There’s the self we present to the world, and then there are the selves we keep silent, for fear of what they might say if we let them speak up. The power of Ann Randolph’s riotous and moving solo show Loveland is that it gives voice to just such an inner self.

Randolph is an award-winning actress and writer — a contemporary of Will Ferrell whose last show was produced by Mel Brooks. She wrote Loveland as a way to come to terms with the fear of losing her parents. Frannie Potts is Randolph’s alter ego: puppy-like in her exuberance, a misfit who’s oblivious to subtle social cues; she prides herself on speaking her mind and following her impulses. We meet Frannie as she boards a flight from California to her native Ohio shortly after her mother’s death, when grief is making her even crazier than usual.

Ann Randolph
Courtesy Photo

The airplane proves the perfect setting for Randolph to explore Frannie’s character: The close proximity with strangers, the physical confinement, and the aerial views of the American landscape all become starting points for hilarious and unsettling scenes and flashbacks. The captain invites passengers to “move about the cabin”; Frannie commences a sultry tango down the aisle. The stewardess ushers her back to her seat; Frannie lapses into a sexual fantasy and freaks out the businessman seated next to her.

Among Randolph’s most extraordinary talents is her ability to slip instantly from one character to the next. As Frannie, she’s gawky, brash, and slightly slack-jawed. Two fingers held aloft as if grasping a cigarette, a raspy voice, and a subtle sway transforms her into Frannie’s tipsy, wheelchair-bound mother. Lips pursed and palms pressed together, she’s the ingratiating social worker. Hands cinching her waist tight and eyes wide with false cheer: the stewardess.

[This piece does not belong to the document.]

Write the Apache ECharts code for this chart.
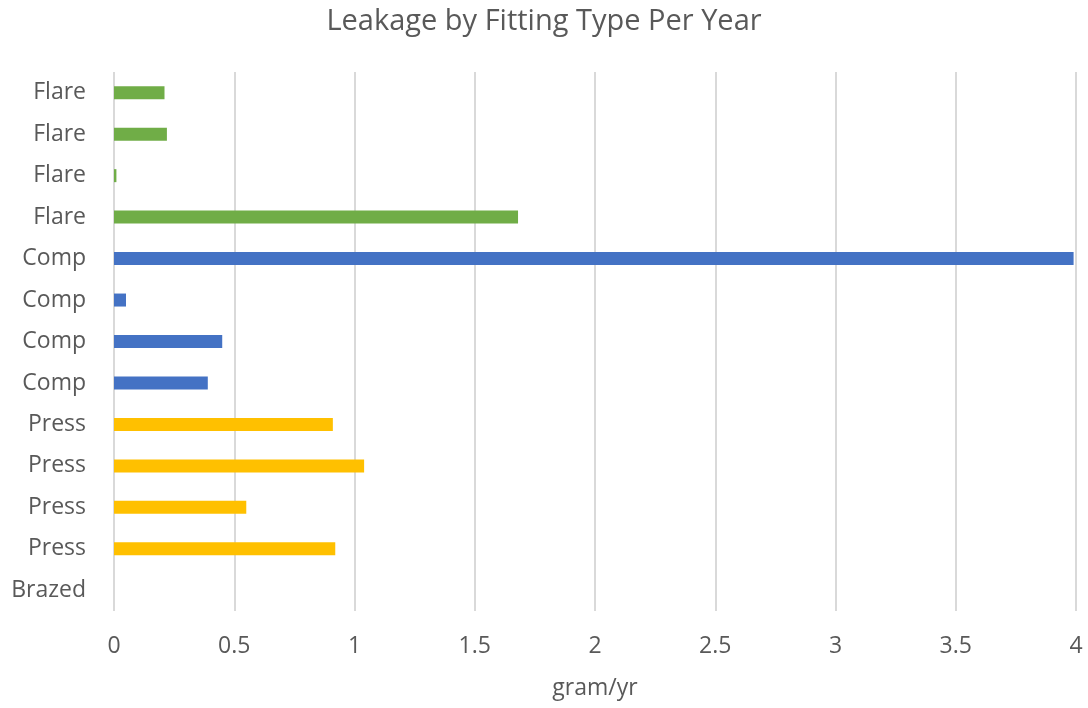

Though her subject is grief, Randolph finds the humor in everything from a mortuary employee’s sales pitch to the indignity of choking to death on a mouthful of custard. Frannie’s penchant for “facial gesturing to sound” and the song she dedicates to the nursing-home residents (“What’re you hangin’ on for? Take your last breath now!”) are worth the ticket price alone. But it’s not just irreverent gags; Loveland builds to an emotional climax, and for all the guffaws, last week’s audience was sniffling by the night’s end.

There’s a good reason Loveland played for over a year in the Bay Area, where Randolph was named best solo performer of 2010. You’d have to be crazy to miss this one.